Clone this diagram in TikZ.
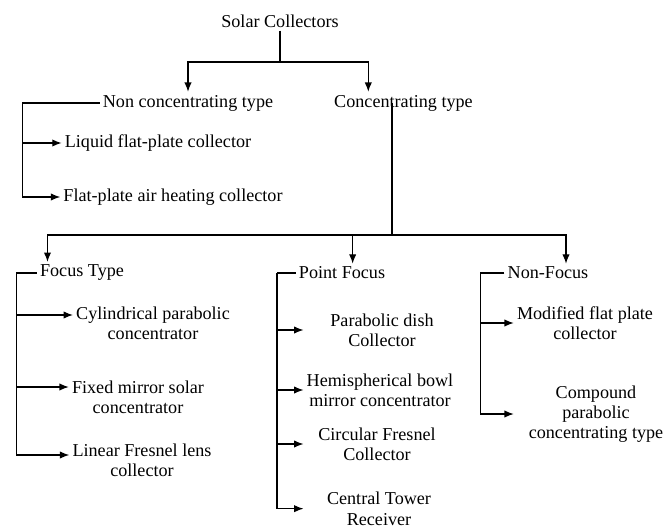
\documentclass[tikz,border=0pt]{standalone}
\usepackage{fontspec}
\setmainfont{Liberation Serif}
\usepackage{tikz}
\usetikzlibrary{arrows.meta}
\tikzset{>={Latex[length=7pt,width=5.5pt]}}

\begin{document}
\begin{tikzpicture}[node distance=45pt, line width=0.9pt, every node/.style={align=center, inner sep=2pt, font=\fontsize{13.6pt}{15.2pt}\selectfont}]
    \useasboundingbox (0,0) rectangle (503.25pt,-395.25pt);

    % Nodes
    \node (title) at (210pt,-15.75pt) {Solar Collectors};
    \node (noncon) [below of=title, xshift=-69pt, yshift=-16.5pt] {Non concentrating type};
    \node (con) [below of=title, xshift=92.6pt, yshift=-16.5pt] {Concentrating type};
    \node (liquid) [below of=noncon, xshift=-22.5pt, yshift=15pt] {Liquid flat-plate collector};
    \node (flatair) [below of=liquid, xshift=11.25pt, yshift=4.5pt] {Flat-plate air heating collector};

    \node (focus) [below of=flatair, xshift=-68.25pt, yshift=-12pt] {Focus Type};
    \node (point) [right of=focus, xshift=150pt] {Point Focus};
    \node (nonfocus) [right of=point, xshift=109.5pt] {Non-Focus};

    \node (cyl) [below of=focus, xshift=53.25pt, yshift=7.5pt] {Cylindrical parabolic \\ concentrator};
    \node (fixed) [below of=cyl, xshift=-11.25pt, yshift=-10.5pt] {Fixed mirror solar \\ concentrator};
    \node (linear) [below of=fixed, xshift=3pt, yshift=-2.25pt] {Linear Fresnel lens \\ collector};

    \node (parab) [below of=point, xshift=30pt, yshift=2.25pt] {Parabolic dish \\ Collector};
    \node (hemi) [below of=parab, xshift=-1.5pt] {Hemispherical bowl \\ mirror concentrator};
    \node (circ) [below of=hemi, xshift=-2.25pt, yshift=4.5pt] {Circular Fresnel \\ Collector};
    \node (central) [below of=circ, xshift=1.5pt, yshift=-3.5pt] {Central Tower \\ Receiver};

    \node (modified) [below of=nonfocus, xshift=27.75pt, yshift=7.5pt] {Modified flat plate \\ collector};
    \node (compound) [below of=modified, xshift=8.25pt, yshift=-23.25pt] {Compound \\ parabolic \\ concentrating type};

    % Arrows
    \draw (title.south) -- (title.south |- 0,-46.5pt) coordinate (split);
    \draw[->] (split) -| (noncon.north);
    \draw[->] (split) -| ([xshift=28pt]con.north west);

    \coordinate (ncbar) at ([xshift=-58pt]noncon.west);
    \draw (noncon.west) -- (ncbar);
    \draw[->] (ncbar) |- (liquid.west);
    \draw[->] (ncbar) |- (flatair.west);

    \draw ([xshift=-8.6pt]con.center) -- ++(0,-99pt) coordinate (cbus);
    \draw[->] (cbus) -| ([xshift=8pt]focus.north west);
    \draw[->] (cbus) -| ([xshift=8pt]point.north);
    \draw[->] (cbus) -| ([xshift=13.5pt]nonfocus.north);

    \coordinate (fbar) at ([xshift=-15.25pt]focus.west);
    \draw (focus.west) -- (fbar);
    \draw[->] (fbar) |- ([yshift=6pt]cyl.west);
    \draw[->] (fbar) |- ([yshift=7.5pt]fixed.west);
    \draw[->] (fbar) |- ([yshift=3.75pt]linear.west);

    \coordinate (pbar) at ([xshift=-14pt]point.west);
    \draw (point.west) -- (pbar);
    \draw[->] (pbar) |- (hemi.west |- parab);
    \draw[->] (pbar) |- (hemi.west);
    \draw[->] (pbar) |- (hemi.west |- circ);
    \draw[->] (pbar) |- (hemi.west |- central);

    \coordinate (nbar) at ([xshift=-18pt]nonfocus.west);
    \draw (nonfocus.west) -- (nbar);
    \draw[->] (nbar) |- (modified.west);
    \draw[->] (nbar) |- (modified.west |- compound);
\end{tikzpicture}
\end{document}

▬▬▬▬▬▬▬▬▬▬

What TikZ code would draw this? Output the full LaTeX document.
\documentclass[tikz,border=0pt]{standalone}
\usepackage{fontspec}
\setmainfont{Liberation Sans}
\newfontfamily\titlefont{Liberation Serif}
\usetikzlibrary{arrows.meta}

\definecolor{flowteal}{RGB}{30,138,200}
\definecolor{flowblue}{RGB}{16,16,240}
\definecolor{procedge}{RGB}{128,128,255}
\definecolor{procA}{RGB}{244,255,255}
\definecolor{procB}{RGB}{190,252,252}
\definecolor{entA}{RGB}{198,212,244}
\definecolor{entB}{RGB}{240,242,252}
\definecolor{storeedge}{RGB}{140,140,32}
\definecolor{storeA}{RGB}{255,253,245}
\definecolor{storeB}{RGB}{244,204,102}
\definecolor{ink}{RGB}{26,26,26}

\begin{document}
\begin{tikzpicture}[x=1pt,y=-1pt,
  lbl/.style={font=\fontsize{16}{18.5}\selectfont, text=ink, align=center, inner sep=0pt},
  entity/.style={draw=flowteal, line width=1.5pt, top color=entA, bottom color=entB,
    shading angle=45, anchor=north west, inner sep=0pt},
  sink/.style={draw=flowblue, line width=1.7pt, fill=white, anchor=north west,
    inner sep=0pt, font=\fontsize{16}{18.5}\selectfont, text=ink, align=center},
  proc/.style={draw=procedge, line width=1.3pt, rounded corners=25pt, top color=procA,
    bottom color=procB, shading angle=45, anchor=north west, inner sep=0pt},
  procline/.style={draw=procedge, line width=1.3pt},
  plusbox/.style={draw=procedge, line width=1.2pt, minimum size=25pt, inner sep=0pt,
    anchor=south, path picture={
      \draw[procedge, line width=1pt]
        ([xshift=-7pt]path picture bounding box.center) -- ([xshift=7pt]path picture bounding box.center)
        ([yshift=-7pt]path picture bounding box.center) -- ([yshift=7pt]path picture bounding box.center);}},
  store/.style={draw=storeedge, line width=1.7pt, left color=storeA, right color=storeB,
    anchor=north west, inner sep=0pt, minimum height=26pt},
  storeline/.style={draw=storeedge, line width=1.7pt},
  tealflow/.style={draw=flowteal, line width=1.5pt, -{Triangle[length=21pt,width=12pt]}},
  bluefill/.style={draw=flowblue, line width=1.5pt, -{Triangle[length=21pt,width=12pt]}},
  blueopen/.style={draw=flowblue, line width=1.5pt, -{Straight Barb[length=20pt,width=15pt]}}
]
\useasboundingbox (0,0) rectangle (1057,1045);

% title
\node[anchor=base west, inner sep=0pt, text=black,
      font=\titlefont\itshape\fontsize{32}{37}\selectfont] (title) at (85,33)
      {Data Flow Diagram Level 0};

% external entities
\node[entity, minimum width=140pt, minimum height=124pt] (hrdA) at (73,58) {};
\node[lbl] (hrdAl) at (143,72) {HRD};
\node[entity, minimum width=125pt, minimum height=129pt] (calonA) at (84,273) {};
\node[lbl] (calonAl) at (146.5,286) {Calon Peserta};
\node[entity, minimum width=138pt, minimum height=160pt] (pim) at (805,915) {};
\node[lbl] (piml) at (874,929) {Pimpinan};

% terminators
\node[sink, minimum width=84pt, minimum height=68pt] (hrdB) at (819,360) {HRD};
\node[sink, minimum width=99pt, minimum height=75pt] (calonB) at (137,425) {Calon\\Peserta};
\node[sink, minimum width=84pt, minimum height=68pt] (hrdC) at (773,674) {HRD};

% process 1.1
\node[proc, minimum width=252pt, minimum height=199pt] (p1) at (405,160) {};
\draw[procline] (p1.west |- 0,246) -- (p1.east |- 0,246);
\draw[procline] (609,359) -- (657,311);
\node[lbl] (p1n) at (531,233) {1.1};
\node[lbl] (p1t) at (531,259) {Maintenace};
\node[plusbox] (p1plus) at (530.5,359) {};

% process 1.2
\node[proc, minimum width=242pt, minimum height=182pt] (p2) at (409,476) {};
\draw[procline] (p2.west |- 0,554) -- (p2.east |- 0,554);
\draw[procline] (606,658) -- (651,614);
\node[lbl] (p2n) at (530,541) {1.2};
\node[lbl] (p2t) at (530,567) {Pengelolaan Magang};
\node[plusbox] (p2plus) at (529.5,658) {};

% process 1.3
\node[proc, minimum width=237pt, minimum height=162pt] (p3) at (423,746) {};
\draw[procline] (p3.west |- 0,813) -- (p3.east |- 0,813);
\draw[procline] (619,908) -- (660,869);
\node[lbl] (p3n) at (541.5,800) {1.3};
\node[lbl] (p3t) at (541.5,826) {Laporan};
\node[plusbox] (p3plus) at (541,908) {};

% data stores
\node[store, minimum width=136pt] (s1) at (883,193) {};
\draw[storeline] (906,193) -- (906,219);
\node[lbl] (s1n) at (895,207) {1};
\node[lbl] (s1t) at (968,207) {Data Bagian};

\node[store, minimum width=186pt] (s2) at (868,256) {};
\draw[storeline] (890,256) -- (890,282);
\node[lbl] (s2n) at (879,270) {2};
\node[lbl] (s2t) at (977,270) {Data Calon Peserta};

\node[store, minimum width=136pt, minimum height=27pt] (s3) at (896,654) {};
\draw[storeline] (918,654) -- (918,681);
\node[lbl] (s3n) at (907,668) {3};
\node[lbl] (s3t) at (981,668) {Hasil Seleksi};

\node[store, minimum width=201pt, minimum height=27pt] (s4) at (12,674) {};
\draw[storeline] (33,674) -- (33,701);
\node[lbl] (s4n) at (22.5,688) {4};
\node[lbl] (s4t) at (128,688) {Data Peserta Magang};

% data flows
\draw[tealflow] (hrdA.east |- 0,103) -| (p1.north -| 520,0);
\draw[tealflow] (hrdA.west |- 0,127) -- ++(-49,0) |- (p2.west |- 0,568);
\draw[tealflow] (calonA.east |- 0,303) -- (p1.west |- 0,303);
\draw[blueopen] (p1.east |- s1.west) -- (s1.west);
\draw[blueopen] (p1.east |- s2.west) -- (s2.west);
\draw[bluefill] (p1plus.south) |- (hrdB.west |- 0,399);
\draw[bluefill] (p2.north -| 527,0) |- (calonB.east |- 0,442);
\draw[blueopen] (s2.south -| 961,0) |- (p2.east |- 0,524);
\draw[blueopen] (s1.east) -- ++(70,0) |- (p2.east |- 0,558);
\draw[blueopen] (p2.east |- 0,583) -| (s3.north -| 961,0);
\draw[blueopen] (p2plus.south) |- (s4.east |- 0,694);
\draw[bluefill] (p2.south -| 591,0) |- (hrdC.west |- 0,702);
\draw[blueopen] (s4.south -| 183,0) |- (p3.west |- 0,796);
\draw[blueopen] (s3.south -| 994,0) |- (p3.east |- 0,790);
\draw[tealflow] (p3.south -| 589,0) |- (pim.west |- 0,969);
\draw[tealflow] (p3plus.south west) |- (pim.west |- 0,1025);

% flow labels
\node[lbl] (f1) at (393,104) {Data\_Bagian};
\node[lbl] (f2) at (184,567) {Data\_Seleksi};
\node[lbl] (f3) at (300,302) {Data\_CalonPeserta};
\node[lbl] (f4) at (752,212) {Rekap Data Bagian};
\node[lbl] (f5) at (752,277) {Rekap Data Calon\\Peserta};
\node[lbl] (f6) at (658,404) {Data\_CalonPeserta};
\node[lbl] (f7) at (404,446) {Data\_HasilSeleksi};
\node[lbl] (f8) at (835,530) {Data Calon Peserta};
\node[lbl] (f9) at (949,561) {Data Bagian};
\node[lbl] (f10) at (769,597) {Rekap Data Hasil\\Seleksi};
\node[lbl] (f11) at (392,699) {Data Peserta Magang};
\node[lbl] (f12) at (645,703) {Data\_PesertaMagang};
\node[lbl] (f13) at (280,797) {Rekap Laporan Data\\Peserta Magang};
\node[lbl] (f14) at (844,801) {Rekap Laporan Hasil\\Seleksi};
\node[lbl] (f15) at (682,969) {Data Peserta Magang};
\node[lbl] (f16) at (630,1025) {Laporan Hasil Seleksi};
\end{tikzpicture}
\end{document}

▬▬▬▬▬▬▬▬▬▬

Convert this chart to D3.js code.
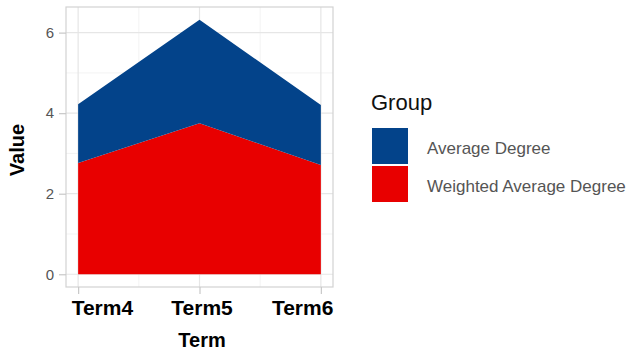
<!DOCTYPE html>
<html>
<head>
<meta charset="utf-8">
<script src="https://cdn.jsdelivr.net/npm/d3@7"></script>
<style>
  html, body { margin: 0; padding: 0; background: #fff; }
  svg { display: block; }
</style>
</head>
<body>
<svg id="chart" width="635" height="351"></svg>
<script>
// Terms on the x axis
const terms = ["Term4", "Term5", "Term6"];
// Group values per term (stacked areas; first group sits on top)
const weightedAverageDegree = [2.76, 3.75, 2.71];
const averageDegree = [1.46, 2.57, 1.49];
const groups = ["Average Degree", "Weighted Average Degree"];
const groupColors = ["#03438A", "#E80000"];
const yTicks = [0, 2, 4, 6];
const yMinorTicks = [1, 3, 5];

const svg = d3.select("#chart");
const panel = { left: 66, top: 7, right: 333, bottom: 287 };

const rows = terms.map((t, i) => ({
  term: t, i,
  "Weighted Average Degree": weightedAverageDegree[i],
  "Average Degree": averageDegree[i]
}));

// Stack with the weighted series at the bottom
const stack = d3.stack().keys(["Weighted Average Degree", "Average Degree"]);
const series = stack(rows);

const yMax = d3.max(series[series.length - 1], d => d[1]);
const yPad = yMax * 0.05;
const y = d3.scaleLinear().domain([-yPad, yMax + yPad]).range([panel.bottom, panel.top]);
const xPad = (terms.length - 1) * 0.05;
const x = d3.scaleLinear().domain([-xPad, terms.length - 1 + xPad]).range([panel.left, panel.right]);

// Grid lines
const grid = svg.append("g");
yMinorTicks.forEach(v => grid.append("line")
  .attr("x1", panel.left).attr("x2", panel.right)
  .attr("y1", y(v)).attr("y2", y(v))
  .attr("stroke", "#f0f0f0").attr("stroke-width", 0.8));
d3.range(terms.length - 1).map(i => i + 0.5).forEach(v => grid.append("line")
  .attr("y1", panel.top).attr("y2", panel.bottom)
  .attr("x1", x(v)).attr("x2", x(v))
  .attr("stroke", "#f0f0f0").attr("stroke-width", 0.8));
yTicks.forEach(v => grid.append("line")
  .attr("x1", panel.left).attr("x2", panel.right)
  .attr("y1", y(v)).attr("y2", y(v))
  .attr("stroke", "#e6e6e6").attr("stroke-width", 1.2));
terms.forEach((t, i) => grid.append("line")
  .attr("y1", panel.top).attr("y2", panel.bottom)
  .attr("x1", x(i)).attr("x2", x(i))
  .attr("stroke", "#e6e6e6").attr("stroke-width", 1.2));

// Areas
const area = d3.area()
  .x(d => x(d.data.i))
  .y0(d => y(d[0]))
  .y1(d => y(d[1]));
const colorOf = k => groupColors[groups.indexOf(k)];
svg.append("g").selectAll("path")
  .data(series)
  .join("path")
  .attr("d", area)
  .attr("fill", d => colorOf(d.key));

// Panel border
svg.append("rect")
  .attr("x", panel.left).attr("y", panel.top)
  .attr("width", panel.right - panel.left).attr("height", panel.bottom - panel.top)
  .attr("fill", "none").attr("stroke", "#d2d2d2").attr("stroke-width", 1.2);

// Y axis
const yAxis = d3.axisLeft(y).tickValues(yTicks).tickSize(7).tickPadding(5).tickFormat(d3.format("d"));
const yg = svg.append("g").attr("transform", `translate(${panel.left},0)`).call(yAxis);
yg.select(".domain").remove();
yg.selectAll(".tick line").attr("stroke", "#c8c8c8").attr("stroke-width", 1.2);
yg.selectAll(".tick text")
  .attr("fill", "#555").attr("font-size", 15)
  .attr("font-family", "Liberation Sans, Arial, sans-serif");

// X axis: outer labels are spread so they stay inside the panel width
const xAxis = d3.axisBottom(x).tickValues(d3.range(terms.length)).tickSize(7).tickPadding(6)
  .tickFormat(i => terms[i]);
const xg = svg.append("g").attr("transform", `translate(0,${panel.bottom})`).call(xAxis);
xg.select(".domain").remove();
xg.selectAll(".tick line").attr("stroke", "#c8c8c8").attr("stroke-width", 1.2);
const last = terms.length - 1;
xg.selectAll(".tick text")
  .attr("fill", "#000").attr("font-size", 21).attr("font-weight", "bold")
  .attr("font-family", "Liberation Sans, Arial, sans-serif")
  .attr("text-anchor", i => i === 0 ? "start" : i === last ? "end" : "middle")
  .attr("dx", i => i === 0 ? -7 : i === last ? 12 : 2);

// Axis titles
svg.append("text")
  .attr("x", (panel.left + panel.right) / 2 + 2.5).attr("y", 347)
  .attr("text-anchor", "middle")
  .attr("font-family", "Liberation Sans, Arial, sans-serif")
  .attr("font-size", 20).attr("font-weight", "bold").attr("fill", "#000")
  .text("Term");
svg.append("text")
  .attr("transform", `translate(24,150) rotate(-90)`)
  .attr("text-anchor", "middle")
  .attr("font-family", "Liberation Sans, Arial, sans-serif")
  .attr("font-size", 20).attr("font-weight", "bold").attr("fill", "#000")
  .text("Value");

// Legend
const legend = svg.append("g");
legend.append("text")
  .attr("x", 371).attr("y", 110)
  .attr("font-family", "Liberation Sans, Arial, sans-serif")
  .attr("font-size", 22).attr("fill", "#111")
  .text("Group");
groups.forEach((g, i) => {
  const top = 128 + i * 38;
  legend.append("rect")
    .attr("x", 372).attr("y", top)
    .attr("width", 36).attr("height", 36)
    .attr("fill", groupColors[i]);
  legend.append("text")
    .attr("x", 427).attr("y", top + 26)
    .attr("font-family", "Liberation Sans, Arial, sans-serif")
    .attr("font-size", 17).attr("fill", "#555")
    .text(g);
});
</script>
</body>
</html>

▬▬▬▬▬▬▬▬▬▬

Task:
Working from the entries above, reproduce exactly and only the lines beginning with the line that has "Clone this diagram in TikZ." and ending with the line that has "of=liquid, xshift=11.25pt, yshift=4.5pt]"; omit all pictures.

Task response:
Clone this diagram in TikZ.
\documentclass[tikz,border=0pt]{standalone}
\usepackage{fontspec}
\setmainfont{Liberation Serif}
\usepackage{tikz}
\usetikzlibrary{arrows.meta}
\tikzset{>={Latex[length=7pt,width=5.5pt]}}

\begin{document}
\begin{tikzpicture}[node distance=45pt, line width=0.9pt, every node/.style={align=center, inner sep=2pt, font=\fontsize{13.6pt}{15.2pt}\selectfont}]
    \useasboundingbox (0,0) rectangle (503.25pt,-395.25pt);

    % Nodes
    \node (title) at (210pt,-15.75pt) {Solar Collectors};
    \node (noncon) [below of=title, xshift=-69pt, yshift=-16.5pt] {Non concentrating type};
    \node (con) [below of=title, xshift=92.6pt, yshift=-16.5pt] {Concentrating type};
    \node (liquid) [below of=noncon, xshift=-22.5pt, yshift=15pt] {Liquid flat-plate collector};
    \node (flatair) [below of=liquid, xshift=11.25pt, yshift=4.5pt] {Flat-plate air heating collector};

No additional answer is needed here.